-- Start DATA PROVIDED --

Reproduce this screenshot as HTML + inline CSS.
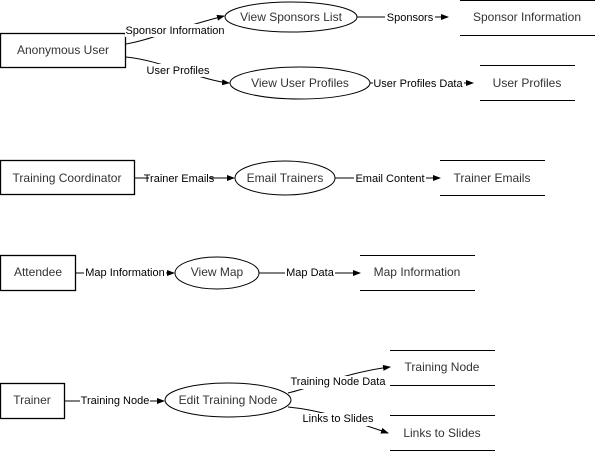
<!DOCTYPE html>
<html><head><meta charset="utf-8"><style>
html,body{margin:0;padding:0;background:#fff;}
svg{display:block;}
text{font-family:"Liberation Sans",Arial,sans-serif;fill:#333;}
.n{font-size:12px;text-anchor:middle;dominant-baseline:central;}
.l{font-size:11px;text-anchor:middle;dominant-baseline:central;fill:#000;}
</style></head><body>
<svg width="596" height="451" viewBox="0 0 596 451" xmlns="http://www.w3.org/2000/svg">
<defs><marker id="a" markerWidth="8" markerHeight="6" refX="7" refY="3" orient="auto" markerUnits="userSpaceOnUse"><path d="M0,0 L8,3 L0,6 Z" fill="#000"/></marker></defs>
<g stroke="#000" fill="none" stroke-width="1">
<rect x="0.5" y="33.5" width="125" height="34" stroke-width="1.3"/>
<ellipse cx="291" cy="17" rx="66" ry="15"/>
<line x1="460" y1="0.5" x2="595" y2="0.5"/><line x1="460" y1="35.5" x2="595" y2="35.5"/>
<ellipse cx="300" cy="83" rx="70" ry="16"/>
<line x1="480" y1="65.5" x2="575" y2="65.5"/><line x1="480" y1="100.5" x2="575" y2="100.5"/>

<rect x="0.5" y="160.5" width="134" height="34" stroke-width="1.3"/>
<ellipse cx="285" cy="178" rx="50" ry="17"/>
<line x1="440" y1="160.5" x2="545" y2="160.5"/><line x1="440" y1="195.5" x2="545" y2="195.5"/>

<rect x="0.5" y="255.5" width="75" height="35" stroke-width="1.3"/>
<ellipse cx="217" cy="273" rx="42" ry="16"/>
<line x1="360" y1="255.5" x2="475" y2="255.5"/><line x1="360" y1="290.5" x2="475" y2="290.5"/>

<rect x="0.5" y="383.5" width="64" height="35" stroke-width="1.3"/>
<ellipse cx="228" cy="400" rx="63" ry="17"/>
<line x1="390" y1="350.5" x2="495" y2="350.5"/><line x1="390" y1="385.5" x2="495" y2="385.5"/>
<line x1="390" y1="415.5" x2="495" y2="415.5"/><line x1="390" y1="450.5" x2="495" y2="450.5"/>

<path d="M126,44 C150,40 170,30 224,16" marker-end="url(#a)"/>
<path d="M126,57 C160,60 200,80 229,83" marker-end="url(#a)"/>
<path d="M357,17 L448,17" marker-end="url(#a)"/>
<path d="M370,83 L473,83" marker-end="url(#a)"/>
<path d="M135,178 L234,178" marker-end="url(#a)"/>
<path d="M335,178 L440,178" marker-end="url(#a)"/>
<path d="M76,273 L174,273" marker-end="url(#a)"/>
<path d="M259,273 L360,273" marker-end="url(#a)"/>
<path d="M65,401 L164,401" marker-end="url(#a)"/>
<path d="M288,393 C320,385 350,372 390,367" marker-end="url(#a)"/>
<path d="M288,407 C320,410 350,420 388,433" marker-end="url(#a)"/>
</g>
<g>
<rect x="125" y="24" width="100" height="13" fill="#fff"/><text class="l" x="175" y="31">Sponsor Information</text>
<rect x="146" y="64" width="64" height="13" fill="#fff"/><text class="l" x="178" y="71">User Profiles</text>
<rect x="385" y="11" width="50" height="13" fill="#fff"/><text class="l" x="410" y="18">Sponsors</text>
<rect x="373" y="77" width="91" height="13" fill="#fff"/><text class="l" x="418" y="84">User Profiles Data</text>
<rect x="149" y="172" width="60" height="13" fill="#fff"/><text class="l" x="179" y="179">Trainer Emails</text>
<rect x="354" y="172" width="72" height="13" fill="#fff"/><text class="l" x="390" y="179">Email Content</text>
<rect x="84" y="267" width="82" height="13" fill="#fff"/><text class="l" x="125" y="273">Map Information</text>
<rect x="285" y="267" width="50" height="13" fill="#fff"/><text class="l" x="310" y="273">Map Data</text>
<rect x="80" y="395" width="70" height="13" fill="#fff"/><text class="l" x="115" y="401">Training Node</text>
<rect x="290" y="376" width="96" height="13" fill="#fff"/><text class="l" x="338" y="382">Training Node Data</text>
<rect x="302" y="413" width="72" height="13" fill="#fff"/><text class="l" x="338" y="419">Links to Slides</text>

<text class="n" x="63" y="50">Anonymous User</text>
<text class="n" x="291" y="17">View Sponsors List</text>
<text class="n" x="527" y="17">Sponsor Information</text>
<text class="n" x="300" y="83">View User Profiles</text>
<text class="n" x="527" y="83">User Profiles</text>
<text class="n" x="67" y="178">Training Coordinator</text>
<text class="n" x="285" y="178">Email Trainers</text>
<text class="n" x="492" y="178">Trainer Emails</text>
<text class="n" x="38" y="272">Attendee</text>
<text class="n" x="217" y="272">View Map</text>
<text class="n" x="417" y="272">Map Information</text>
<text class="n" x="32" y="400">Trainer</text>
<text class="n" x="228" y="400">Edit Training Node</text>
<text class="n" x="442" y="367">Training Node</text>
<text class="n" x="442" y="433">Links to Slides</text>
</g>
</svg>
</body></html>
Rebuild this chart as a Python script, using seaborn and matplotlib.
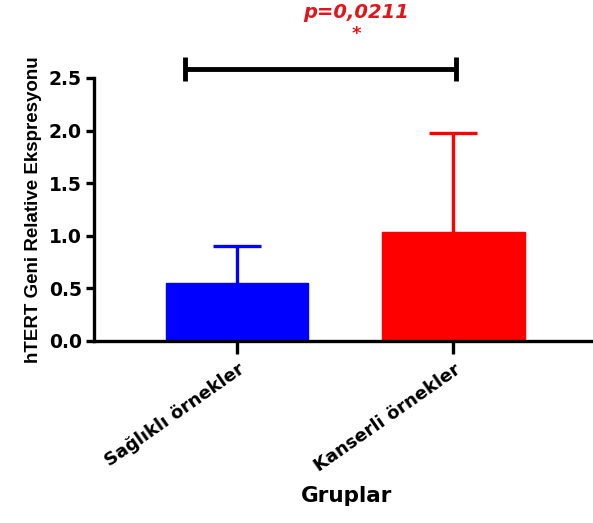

-- End DATA PROVIDED --

> _WHAT YOU WILL DO_
Print the full listing exactly, dropping the pictures.

> _RESULT_
Reproduce this screenshot as HTML + inline CSS.
<!DOCTYPE html>
<html><head><meta charset="utf-8"><style>
html,body{margin:0;padding:0;background:#fff;}
svg{display:block;}
text{font-family:"Liberation Sans",Arial,sans-serif;fill:#333;}
.n{font-size:12px;text-anchor:middle;dominant-baseline:central;}
.l{font-size:11px;text-anchor:middle;dominant-baseline:central;fill:#000;}
</style></head><body>
<svg width="596" height="451" viewBox="0 0 596 451" xmlns="http://www.w3.org/2000/svg">
<defs><marker id="a" markerWidth="8" markerHeight="6" refX="7" refY="3" orient="auto" markerUnits="userSpaceOnUse"><path d="M0,0 L8,3 L0,6 Z" fill="#000"/></marker></defs>
<g stroke="#000" fill="none" stroke-width="1">
<rect x="0.5" y="33.5" width="125" height="34" stroke-width="1.3"/>
<ellipse cx="291" cy="17" rx="66" ry="15"/>
<line x1="460" y1="0.5" x2="595" y2="0.5"/><line x1="460" y1="35.5" x2="595" y2="35.5"/>
<ellipse cx="300" cy="83" rx="70" ry="16"/>
<line x1="480" y1="65.5" x2="575" y2="65.5"/><line x1="480" y1="100.5" x2="575" y2="100.5"/>

<rect x="0.5" y="160.5" width="134" height="34" stroke-width="1.3"/>
<ellipse cx="285" cy="178" rx="50" ry="17"/>
<line x1="440" y1="160.5" x2="545" y2="160.5"/><line x1="440" y1="195.5" x2="545" y2="195.5"/>

<rect x="0.5" y="255.5" width="75" height="35" stroke-width="1.3"/>
<ellipse cx="217" cy="273" rx="42" ry="16"/>
<line x1="360" y1="255.5" x2="475" y2="255.5"/><line x1="360" y1="290.5" x2="475" y2="290.5"/>

<rect x="0.5" y="383.5" width="64" height="35" stroke-width="1.3"/>
<ellipse cx="228" cy="400" rx="63" ry="17"/>
<line x1="390" y1="350.5" x2="495" y2="350.5"/><line x1="390" y1="385.5" x2="495" y2="385.5"/>
<line x1="390" y1="415.5" x2="495" y2="415.5"/><line x1="390" y1="450.5" x2="495" y2="450.5"/>

<path d="M126,44 C150,40 170,30 224,16" marker-end="url(#a)"/>
<path d="M126,57 C160,60 200,80 229,83" marker-end="url(#a)"/>
<path d="M357,17 L448,17" marker-end="url(#a)"/>
<path d="M370,83 L473,83" marker-end="url(#a)"/>
<path d="M135,178 L234,178" marker-end="url(#a)"/>
<path d="M335,178 L440,178" marker-end="url(#a)"/>
<path d="M76,273 L174,273" marker-end="url(#a)"/>
<path d="M259,273 L360,273" marker-end="url(#a)"/>
<path d="M65,401 L164,401" marker-end="url(#a)"/>
<path d="M288,393 C320,385 350,372 390,367" marker-end="url(#a)"/>
<path d="M288,407 C320,410 350,420 388,433" marker-end="url(#a)"/>
</g>
<g>
<rect x="125" y="24" width="100" height="13" fill="#fff"/><text class="l" x="175" y="31">Sponsor Information</text>
<rect x="146" y="64" width="64" height="13" fill="#fff"/><text class="l" x="178" y="71">User Profiles</text>
<rect x="385" y="11" width="50" height="13" fill="#fff"/><text class="l" x="410" y="18">Sponsors</text>
<rect x="373" y="77" width="91" height="13" fill="#fff"/><text class="l" x="418" y="84">User Profiles Data</text>
<rect x="149" y="172" width="60" height="13" fill="#fff"/><text class="l" x="179" y="179">Trainer Emails</text>
<rect x="354" y="172" width="72" height="13" fill="#fff"/><text class="l" x="390" y="179">Email Content</text>
<rect x="84" y="267" width="82" height="13" fill="#fff"/><text class="l" x="125" y="273">Map Information</text>
<rect x="285" y="267" width="50" height="13" fill="#fff"/><text class="l" x="310" y="273">Map Data</text>
<rect x="80" y="395" width="70" height="13" fill="#fff"/><text class="l" x="115" y="401">Training Node</text>
<rect x="290" y="376" width="96" height="13" fill="#fff"/><text class="l" x="338" y="382">Training Node Data</text>
<rect x="302" y="413" width="72" height="13" fill="#fff"/><text class="l" x="338" y="419">Links to Slides</text>

<text class="n" x="63" y="50">Anonymous User</text>
<text class="n" x="291" y="17">View Sponsors List</text>
<text class="n" x="527" y="17">Sponsor Information</text>
<text class="n" x="300" y="83">View User Profiles</text>
<text class="n" x="527" y="83">User Profiles</text>
<text class="n" x="67" y="178">Training Coordinator</text>
<text class="n" x="285" y="178">Email Trainers</text>
<text class="n" x="492" y="178">Trainer Emails</text>
<text class="n" x="38" y="272">Attendee</text>
<text class="n" x="217" y="272">View Map</text>
<text class="n" x="417" y="272">Map Information</text>
<text class="n" x="32" y="400">Trainer</text>
<text class="n" x="228" y="400">Edit Training Node</text>
<text class="n" x="442" y="367">Training Node</text>
<text class="n" x="442" y="433">Links to Slides</text>
</g>
</svg>
</body></html>
Rebuild this chart as a Python script, using seaborn and matplotlib.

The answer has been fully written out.